Professor, International Studies, DePaul University, Chicago
Managing Trustee, Dharani USA, Chicago

Citizenship relates to an individual’s right to express themselves politically at local, regional, and national levels. Those who have the most resources and the most to gain build states through violence (e.g.: war and colonization). This violence does not end when the state is created but becomes part of it: not everyone in the state has equal citizenship rights, and some have no citizenship rights at all.

Throughout the world, these inequalities are increasingly life-threatening. To ensure human survival, we need to build a more generous kind of citizenship space that takes into account all life. The International Geography Youth Summit – 2017 explores how to achieve this by:

  • Working to identify and care for the geographies of life around us, and
  • Envisioning a future sustained by geographies of care.

Thus, we re-orient citizenship away from state violence and towards a ‘Citizen Geography of life.’ The emphasis on care comes out of The Institute of Geographical Studies’ (TIGS) long-standing commitment to promoting planetary life.

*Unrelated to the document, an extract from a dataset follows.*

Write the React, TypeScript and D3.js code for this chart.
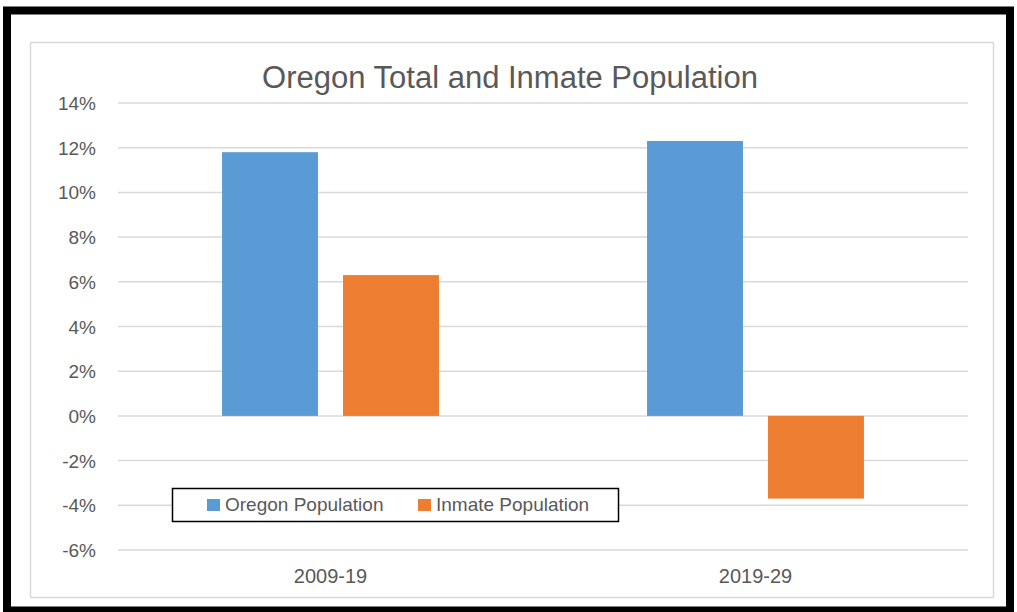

I look at this commitment through two TIGS exercises that promote Citizen Geography:

  1. Learning and applying geographical skills needed to help U.S. National Security Agency whistle-blower, Edward Snowden find the safest route out of Moscow, Russia to La Paz, Bolivia; and
  2. An outdoor exercise where students are given physical encumbrances and asked to explore social justice issues.

Both show how thinking about “geographies of care” can connect local and global spaces in life-affirming ways.